Domain decomposition, multi-level integration and exponential noise reduction in lattice QCD

TL;DR

This paper presents a novel approach combining domain decomposition and multi-level integration to compute fermionic correlators in lattice QCD, significantly improving the signal-to-noise ratio for challenging observables.

Contribution

It introduces a hierarchical expansion of the quark propagator enabling multi-level Monte Carlo integration in lattice QCD calculations.

Findings

Exponential increase in signal-to-noise ratio observed

Effective factorization of gauge-field dependence

Successful application to disconnected correlators and nucleon two-point functions

Abstract

We explore the possibility of computing fermionic correlators on the lattice by combining a domain decomposition with a multi-level integration scheme.
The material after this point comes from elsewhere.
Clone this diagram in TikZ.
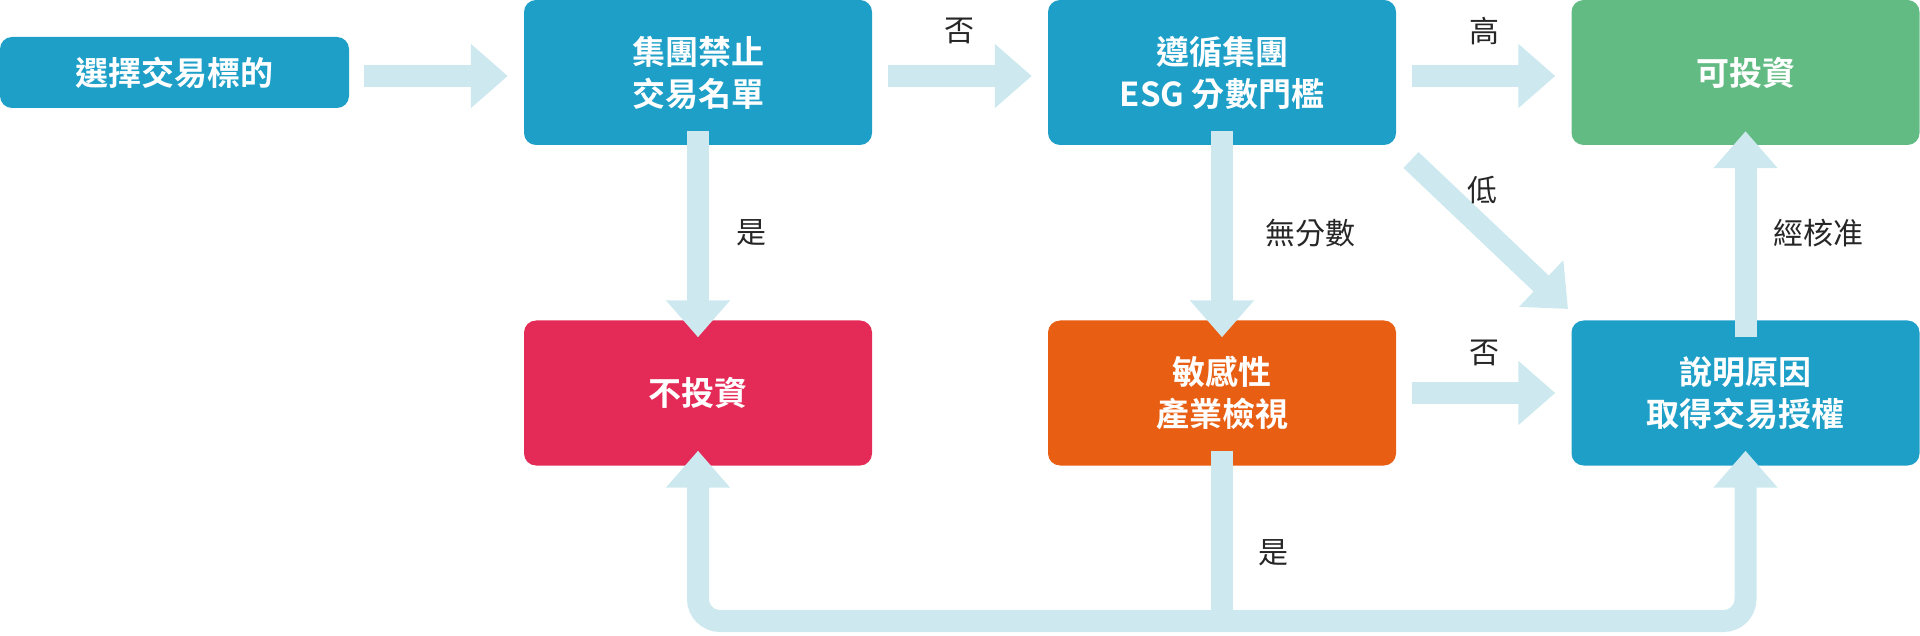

The quark propagator is expanded in series of terms with a well defined hierarchical structure. The higher the order of a term, the (exponentially) smaller its magnitude, the less local is its dependence on the gauge field. Once inserted in a Wick contraction, the gauge-field dependence of the terms in the resulting series can be factorized so that it is suitable for multi-level Monte Carlo integration. We test the strategy in quenched QCD by computing the disconnected correlator of two flavor-diagonal pseudoscalar densities, and a nucleon two-point function. In either cases we observe a significant exponential increase of the signal-to-noise ratio.